Pelanggan bakso Gino pun beragam. Mulai dari pelajar, tukang, buruh, mahasiswa, karyawan swasta, PNS, ABRI, polisi, hingga para eksekutif serta usahawan. Umumnya para pelanggan bakso Gino merasa ketagihan karena memang citarasanya yang khas. Pengalaman berjualan bakso selama 30 tahun lebih mungkin telah menggembleng Gino untuk menemukan resep yang benar-benar khas bagi baksonya dengan harga yang sangat murah pula. Jika orang menyantap bakso Pak Gino mereka akan dapat merasakan relatif kecilnya ukuran bakso bikinan Pak Gino, namun rasanya begitu khas. Kenyal. Tidak terlalu keras dan tidak terlalu lembek. Tetelan dan irisan tahu pongnya juga terasa nikmat jika disantap bersama kuahnya yang hangat-panas. Aroma kaldu daging sapi yang dibumbui bawang, merica, garam, dan beberapa bumbu lain juga menggugah selera. Lebih-lebih taburan bawang goreng dan seledrinya juga terasa menyatu aromanya dalam kuah yang panas kemebul.

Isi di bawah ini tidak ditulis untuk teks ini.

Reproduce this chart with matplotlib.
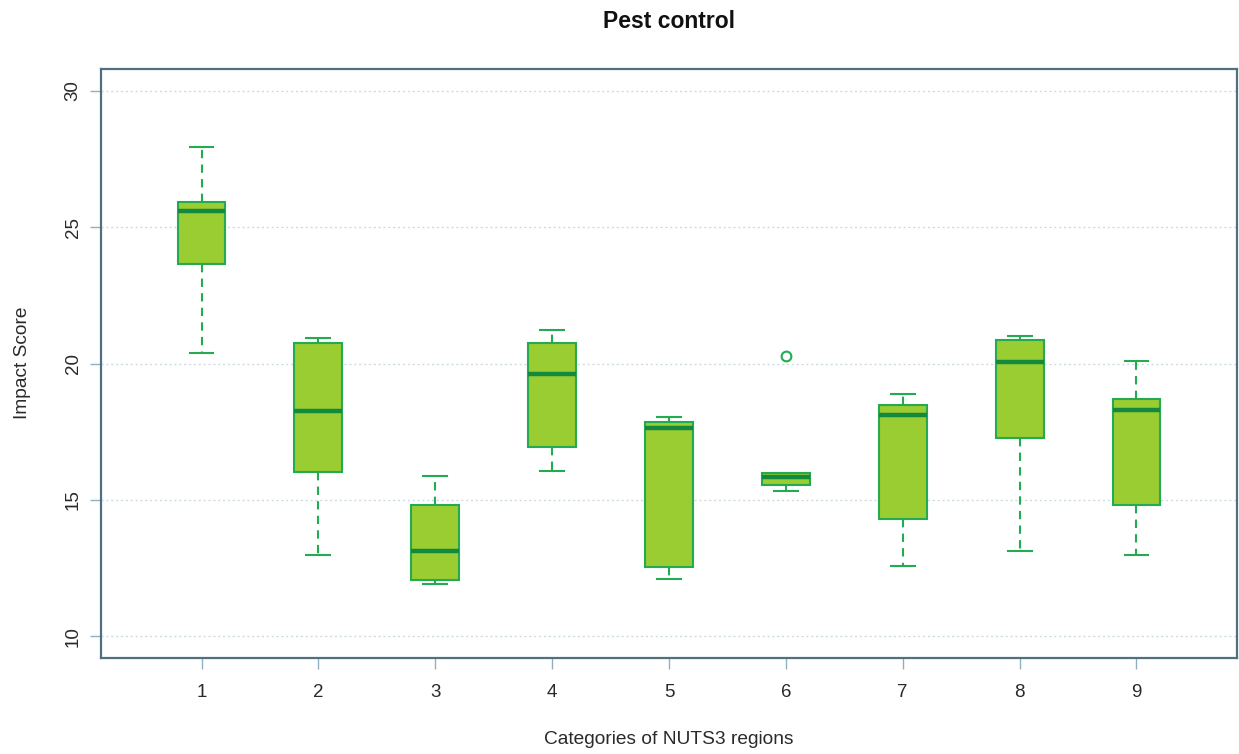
import matplotlib
matplotlib.use("Agg")
import matplotlib.pyplot as plt

plt.rcParams['font.family'] = ['Liberation Sans', 'DejaVu Sans']

categories = ["1", "2", "3", "4", "5", "6", "7", "8", "9"]
whisker_low = [20.38, 12.99, 11.90, 16.07, 12.08, 15.31, 12.57, 13.12, 12.99]
q1 = [23.64, 16.01, 12.05, 16.95, 12.52, 15.56, 14.30, 17.28, 14.82]
median = [25.58, 18.26, 13.11, 19.60, 17.64, 15.85, 18.12, 20.04, 18.31]
q3 = [25.94, 20.74, 14.82, 20.75, 17.86, 15.97, 18.48, 20.86, 18.69]
whisker_high = [27.95, 20.94, 15.88, 21.22, 18.04, 15.97, 18.87, 21.01, 20.11]
outliers = [[], [], [], [], [], [20.27], [], [], []]

title = "Pest control"
xlabel = "Categories of NUTS3 regions"
ylabel = "Impact Score"
yticks = [10, 15, 20, 25, 30]

fill_c = '#9ACD32'
edge_c = '#24aa50'
med_c = '#13893d'
frame_c = '#4f707c'
text_c = '#2a2a2a'

fig = plt.figure(figsize=(12.39, 7.54), dpi=100)
ax = fig.add_axes([101/1239, 96/754, 1136/1239, 589/754])

stats = []
for i, c in enumerate(categories):
    stats.append(dict(label=c, whislo=whisker_low[i], q1=q1[i], med=median[i],
                      q3=q3[i], whishi=whisker_high[i], fliers=outliers[i]))

positions = list(range(1, len(categories) + 1))
ax.bxp(stats, positions=positions, widths=0.41, patch_artist=True,
       showfliers=True,
       boxprops=dict(facecolor=fill_c, edgecolor=edge_c, linewidth=1.5),
       medianprops=dict(color=med_c, linewidth=3.2, solid_capstyle='butt'),
       whiskerprops=dict(color=edge_c, linewidth=1.5, linestyle=(0, (4, 3))),
       capprops=dict(color=edge_c, linewidth=1.5),
       capwidths=0.205,
       flierprops=dict(marker='o', markerfacecolor='none', markeredgecolor=edge_c,
                       markersize=7, markeredgewidth=1.5),
       zorder=3)

for y in yticks:
    ax.axhline(y, color='#cddbe3', linestyle=(0, (1.5, 2)), linewidth=1.0, zorder=1)

ax.set_xlim(0.14, 9.86)
ax.set_ylim(9.2, 30.8)
ax.set_xticks(positions)
ax.set_xticklabels(categories)
ax.set_yticks(yticks)
ax.set_yticklabels([str(v) for v in yticks], rotation=90, va='center')

for s in ax.spines.values():
    s.set_color(frame_c)
    s.set_linewidth(1.6)

ax.tick_params(axis='both', colors='#8fb0c0', labelcolor=text_c, labelsize=13.5,
               length=8, width=1.0)
ax.tick_params(axis='x', pad=11)
ax.tick_params(axis='y', pad=6)

fig.text(0.5 * (101 + 1237) / 1239, 1 - 22/754, title, ha='center', va='center',
         fontsize=16.5, fontweight='bold', color='#111111')
fig.text(0.5 * (101 + 1237) / 1239, 1 - 740/754, xlabel, ha='center', va='center',
         fontsize=13.8, color=text_c)
fig.text(23/1239, 1 - 363/754, ylabel, ha='center', va='center', rotation=90,
         fontsize=13.8, color=text_c)

fig.savefig("out.png", dpi=100, facecolor='white')
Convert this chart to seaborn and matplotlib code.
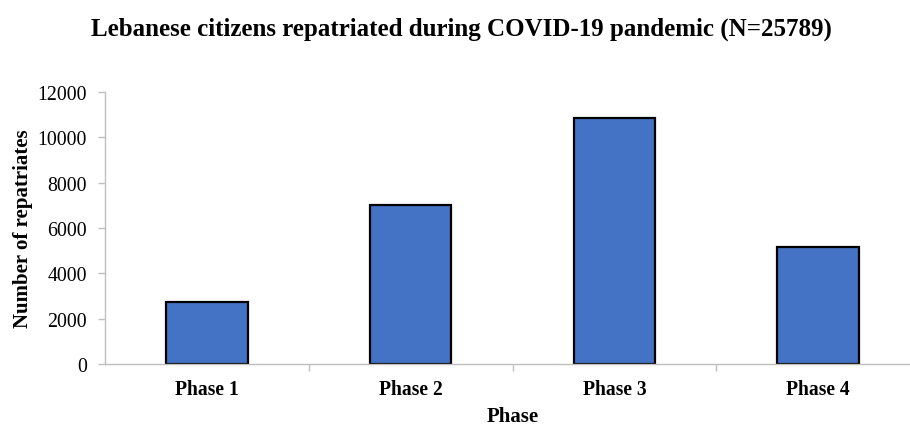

Gino merasa bangga bisa survive di Jogja dengan baksonya. Tidak kurang dalam sebulan Gino mampu meraup untung di atas 2 jutaan rupiah. Dengan semua itu Gino mampu menghidupi keluarga dengan 1 istri dan 2 anaknya. Mau tahu citarasa bakso pikul tradisional, silakan datang ke Warung Pak Gino. Warung ini buka sekitar jam 10.00-20.00 WIB.